So, I'm sitting here glaring at my monitor at 2 AM. My eyes burn. I am trying to stitch together seven conflicting CSV exports from three different platforms—a total nightmare. I literally just bought a little Bitcoin last year to hold, swapped some Ethereum for a random dog coin (which crashed to zero, naturally), and maybe clicked a staking button once. Now my tax prep software is flashing bright red warnings about "unresolved missing cost basis."
Honestly: Do I have to pay taxes on crypto?
I genuinely thought keeping my stash off-exchange and holding mostly long-term kept the tax authorities away. Nope. It turns out practically every single crypto-to-crypto trade triggers a taxable event in the US. I learned this the hard way during the 2023 tax season. An automated API sync flagged a measly $400 token swap as a $4,000 capital gain simply because the tracker couldn't trace my original fiat deposit. Trying to manually fix that on IRS Form 8949 took three agonizing hours. Insane, right?

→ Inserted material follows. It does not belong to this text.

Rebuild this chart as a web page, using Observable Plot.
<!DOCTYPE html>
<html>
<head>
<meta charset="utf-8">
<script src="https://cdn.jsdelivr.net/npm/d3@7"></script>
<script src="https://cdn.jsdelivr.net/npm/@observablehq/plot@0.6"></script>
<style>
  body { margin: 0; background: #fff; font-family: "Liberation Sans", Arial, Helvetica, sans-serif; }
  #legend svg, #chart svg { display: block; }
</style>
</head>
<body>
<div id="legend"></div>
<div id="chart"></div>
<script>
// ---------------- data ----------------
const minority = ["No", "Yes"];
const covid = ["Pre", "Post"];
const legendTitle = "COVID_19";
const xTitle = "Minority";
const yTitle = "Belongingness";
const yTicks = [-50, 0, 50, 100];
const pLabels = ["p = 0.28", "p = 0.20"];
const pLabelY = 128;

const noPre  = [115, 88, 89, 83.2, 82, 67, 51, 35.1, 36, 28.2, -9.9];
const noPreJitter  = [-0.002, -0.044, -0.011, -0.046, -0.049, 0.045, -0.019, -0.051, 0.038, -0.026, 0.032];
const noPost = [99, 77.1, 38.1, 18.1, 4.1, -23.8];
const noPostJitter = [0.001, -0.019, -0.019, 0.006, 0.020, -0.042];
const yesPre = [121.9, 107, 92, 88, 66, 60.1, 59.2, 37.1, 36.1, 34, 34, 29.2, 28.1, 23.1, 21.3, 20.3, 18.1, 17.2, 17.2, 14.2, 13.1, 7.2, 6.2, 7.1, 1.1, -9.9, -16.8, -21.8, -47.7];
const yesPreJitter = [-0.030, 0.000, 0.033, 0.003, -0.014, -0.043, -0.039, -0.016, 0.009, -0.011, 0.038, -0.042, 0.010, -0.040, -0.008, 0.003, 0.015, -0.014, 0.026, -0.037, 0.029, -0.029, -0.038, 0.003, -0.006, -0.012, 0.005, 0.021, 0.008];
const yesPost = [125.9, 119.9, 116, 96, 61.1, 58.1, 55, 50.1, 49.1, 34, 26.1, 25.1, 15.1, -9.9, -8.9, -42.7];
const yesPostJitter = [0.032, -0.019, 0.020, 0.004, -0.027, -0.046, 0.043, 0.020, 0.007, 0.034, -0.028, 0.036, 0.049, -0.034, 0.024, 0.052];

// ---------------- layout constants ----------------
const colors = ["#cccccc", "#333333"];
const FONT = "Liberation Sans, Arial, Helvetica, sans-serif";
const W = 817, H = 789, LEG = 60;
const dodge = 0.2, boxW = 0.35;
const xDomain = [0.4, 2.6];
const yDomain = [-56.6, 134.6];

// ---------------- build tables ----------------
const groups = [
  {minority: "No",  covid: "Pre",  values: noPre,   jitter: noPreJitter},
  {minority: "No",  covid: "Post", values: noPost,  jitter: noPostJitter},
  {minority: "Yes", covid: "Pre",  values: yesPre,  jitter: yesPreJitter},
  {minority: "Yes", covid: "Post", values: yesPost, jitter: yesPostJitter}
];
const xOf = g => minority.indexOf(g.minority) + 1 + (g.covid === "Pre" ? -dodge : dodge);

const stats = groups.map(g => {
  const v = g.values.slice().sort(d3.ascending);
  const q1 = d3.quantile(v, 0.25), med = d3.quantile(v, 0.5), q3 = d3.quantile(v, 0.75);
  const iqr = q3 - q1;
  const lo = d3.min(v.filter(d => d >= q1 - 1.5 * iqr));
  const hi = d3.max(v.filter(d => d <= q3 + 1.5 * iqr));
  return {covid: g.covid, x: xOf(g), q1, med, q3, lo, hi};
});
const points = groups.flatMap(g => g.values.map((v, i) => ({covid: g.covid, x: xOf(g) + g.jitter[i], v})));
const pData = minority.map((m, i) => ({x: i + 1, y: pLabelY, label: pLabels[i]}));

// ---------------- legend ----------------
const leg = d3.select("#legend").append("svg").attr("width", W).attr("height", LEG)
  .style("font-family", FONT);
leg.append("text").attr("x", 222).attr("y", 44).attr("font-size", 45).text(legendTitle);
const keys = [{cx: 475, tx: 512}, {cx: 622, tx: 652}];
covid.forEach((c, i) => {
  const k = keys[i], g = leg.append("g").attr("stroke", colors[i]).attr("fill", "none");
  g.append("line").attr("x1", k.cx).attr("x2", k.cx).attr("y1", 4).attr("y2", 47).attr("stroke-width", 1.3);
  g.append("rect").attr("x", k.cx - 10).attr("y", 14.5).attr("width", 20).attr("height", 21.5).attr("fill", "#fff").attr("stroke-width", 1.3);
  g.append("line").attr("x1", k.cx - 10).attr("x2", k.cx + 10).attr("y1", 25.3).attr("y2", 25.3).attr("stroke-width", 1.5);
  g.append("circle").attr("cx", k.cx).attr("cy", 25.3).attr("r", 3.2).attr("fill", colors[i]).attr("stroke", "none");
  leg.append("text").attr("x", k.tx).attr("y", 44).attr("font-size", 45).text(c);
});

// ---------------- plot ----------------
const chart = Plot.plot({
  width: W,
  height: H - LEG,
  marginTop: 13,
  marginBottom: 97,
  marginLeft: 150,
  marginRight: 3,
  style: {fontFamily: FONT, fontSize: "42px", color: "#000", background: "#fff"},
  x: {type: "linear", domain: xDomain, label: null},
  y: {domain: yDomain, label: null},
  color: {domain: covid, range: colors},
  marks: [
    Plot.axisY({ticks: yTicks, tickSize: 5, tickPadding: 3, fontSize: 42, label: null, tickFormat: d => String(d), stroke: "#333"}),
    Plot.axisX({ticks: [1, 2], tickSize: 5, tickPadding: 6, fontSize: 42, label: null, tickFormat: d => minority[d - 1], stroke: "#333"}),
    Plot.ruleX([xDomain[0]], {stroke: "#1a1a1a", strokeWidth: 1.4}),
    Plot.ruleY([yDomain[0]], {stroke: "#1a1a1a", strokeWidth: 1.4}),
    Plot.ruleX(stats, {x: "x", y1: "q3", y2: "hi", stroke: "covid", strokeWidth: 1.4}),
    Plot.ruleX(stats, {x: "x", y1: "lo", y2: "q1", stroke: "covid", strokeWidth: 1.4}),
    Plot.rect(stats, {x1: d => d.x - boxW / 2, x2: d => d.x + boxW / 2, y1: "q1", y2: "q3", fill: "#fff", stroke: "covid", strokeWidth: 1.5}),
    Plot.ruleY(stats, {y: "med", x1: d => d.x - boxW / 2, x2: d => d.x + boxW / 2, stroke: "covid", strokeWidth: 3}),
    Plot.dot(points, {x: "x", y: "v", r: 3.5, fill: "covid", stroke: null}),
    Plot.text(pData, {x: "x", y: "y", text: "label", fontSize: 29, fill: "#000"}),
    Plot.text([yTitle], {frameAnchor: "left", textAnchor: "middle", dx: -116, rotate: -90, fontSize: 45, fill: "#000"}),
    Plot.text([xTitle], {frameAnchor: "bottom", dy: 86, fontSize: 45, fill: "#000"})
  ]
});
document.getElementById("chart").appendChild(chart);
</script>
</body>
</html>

Here is a quick breakdown of my current (and very stressed) understanding. Please correct me if I am totally off base:
| Activity | Expected Tax Treatment |
| Buying tokens directly with fiat (USD) | Safe. No tax applied yet. |
| Trading ETH for another random altcoin | Taxable. (Capital gains rules apply). |
| Transferring between my own private wallets | Not taxable. (Just burning network fees). |
| Earning passive staking yields | Taxable as ordinary income upon receipt. |
Am I completely overcomplicating things? Do I seriously need to track every single $15 transaction for the rest of my life?

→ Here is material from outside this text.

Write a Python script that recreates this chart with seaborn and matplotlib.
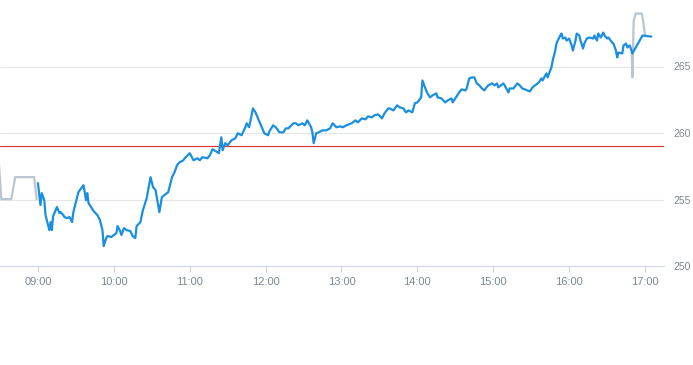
"""Intraday price chart: session line, pre/post market, previous close."""

import matplotlib
import matplotlib.dates as mdates
import matplotlib.pyplot as plt
import pandas as pd
import seaborn as sns

matplotlib.use("Agg")

DAY = pd.Timestamp("2024-01-02 09:00")

# minutes after 09:00 and price, regular session
session_minutes = [
    0, 2, 3, 5, 6, 9, 10, 11, 12, 13, 15, 17, 18, 20, 21, 23, 25, 27, 28, 30,
    32, 36, 37, 38, 39, 40, 42, 44, 47, 49, 51, 52, 54, 55, 58, 59, 62, 63, 65, 66,
    68, 70, 73, 75, 77, 78, 81, 83, 86, 89, 91, 93, 96, 98, 100, 103, 106, 108, 110, 112,
    115, 116, 120, 123, 126, 128, 130, 134, 136, 138, 142, 143, 145, 146, 148, 150, 153, 156, 158, 161,
    164, 165, 167, 170, 172, 174, 177, 179, 182, 183, 186, 188, 191, 194, 196, 198, 202, 204, 206, 209,
    211, 213, 216, 217, 218, 220, 222, 225, 228, 231, 233, 236, 239, 241, 244, 248, 251, 253, 256, 259,
    261, 264, 266, 269, 272, 274, 277, 278, 281, 284, 286, 289, 291, 293, 296, 298, 300, 303, 304, 306,
    308, 310, 312, 315, 316, 319, 322, 324, 327, 328, 330, 333, 335, 338, 339, 341, 343, 345, 347, 349,
    351, 353, 354, 356, 359, 361, 363, 364, 368, 369, 372, 373, 376, 379, 381, 383, 387, 389, 391, 395,
    396, 398, 399, 402, 403, 405, 406, 407, 409, 410, 411, 413, 414, 415, 417, 418, 420, 422, 423, 425,
    426, 428, 429, 431, 432, 434, 436, 439, 440, 442, 443, 445, 447, 448, 450, 451, 454, 455, 457, 458,
    459, 462, 463, 465, 466, 468, 470, 478, 485,
]
session_prices = [
    256.23, 254.58, 255.48, 254.95, 253.83, 252.70, 253.30, 252.70, 253.75, 253.98,
    254.43, 253.98, 254.05, 253.83, 253.68, 253.60, 253.68, 253.30, 254.05, 254.80,
    255.55, 256.08, 255.55, 254.95, 255.48, 254.73, 254.43, 254.13, 253.83, 253.45,
    252.70, 251.50, 252.10, 252.25, 252.18, 252.25, 252.48, 253.00, 252.63, 252.33,
    252.85, 252.70, 252.63, 252.25, 252.10, 253.00, 253.30, 254.20, 255.10, 256.68,
    255.93, 255.70, 254.05, 255.18, 255.33, 255.55, 256.68, 257.05, 257.58, 257.80,
    257.95, 258.10, 258.48, 257.95, 258.10, 257.95, 258.18, 258.10, 258.33, 258.78,
    258.55, 258.48, 259.68, 258.70, 259.23, 259.08, 259.45, 259.60, 259.98, 259.83,
    260.43, 260.73, 260.43, 261.85, 261.55, 261.10, 260.43, 259.98, 259.83, 260.13,
    260.58, 260.43, 260.05, 260.05, 260.35, 260.35, 260.73, 260.73, 260.58, 260.73,
    260.58, 260.95, 260.43, 260.05, 259.23, 259.98, 260.05, 260.20, 260.20, 260.35,
    260.73, 260.43, 260.50, 260.43, 260.58, 260.73, 260.95, 260.80, 261.10, 261.03,
    261.25, 261.18, 261.33, 261.40, 261.10, 261.48, 261.85, 261.85, 261.70, 262.08,
    261.93, 261.85, 261.55, 261.70, 261.55, 262.23, 262.30, 262.68, 263.95, 263.43,
    262.98, 262.68, 262.83, 262.98, 262.68, 262.60, 262.30, 262.45, 262.60, 262.30,
    262.60, 263.05, 263.28, 263.20, 263.35, 264.10, 264.18, 264.18, 263.73, 263.58,
    263.35, 263.20, 263.35, 263.58, 263.73, 263.58, 263.73, 263.43, 263.73, 263.58,
    263.05, 263.35, 263.35, 263.73, 263.58, 263.35, 263.20, 263.13, 263.43, 263.73,
    263.80, 264.10, 263.95, 264.48, 264.18, 264.70, 264.93, 265.45, 266.20, 266.73,
    266.95, 267.33, 267.48, 267.10, 267.18, 266.95, 267.10, 266.58, 266.20, 266.95,
    267.48, 267.33, 266.95, 266.35, 266.73, 267.10, 267.18, 267.10, 267.33, 266.95,
    267.48, 267.18, 267.55, 267.33, 267.10, 267.18, 266.80, 266.73, 266.20, 265.68,
    266.05, 265.98, 266.58, 266.73, 266.43, 266.58, 265.98, 267.33, 267.25,
]

# pre-market and after-hours trades
pre_minutes = [-31, -29, -21, -18, -3, -1]
pre_prices = [257.95, 255.03, 255.03, 256.68, 256.68, 255.03]
post_minutes = [469.5, 470, 471, 472.5, 477.5, 478.5, 480]
post_prices = [265.98, 264.18, 268.40, 268.98, 268.98, 268.45, 267.33]

prev_close = 259.0
y_ticks = [250, 255, 260, 265]


def to_frame(minutes, prices):
    return pd.DataFrame({
        "time": DAY + pd.to_timedelta(minutes, unit="m"),
        "price": prices,
    })


def main():
    sns.set_theme(style="white")
    plt.rcParams["font.family"] = ["Liberation Sans", "DejaVu Sans"]

    fig = plt.figure(figsize=(6.93, 3.65), dpi=100)
    ax = fig.add_axes([0, 99 / 365, 664 / 693, 266 / 365])

    grey = "#b9c6d1"
    blue = "#1a8fe0"

    for y in y_ticks[1:]:
        ax.axhline(y, color="#e6e6e6", linewidth=0.8, zorder=0)
    ax.axhline(prev_close, color="#e0302b", linewidth=0.8, zorder=1)

    sns.lineplot(data=to_frame(pre_minutes, pre_prices), x="time", y="price",
                 color=grey, linewidth=1.6, ax=ax, zorder=2)
    sns.lineplot(data=to_frame(post_minutes, post_prices), x="time", y="price",
                 color=grey, linewidth=1.6, ax=ax, zorder=2)
    sns.lineplot(data=to_frame(session_minutes, session_prices), x="time", y="price",
                 color=blue, linewidth=1.6, ax=ax, zorder=3)

    ax.set_xlim(DAY - pd.Timedelta(minutes=30), DAY + pd.Timedelta(hours=8, minutes=15))
    ax.set_ylim(250, 270)
    ax.set_xlabel("")
    ax.set_ylabel("")

    ax.xaxis.set_major_locator(mdates.HourLocator())
    ax.xaxis.set_major_formatter(mdates.DateFormatter("%H:%M"))
    ax.yaxis.tick_right()
    ax.set_yticks(y_ticks)

    for side in ["top", "left", "right"]:
        ax.spines[side].set_visible(False)
    ax.spines["bottom"].set_color("#ccd6eb")
    ax.spines["bottom"].set_linewidth(0.8)

    label_color = "#7d8893"
    ax.tick_params(axis="x", bottom=True, length=4, width=0.8, color="#ccd6eb",
                   pad=4, labelsize=8, labelcolor=label_color)
    ax.tick_params(axis="y", right=False, left=False, length=0, pad=7,
                   labelsize=7.5, labelcolor=label_color)

    fig.savefig("out.png", dpi=100)
    plt.close(fig)


if __name__ == "__main__":
    main()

I want to stay strictly legal and dodge audit penalties. But the sheer administrative friction of reporting tiny swaps feels impossible for a normal person to maintain. If any seasoned traders have a foolproof tracking method—or software that doesn't completely choke the second you touch a basic smart contract—I am begging for your secrets. How do you guys actually survive tax season without losing your minds?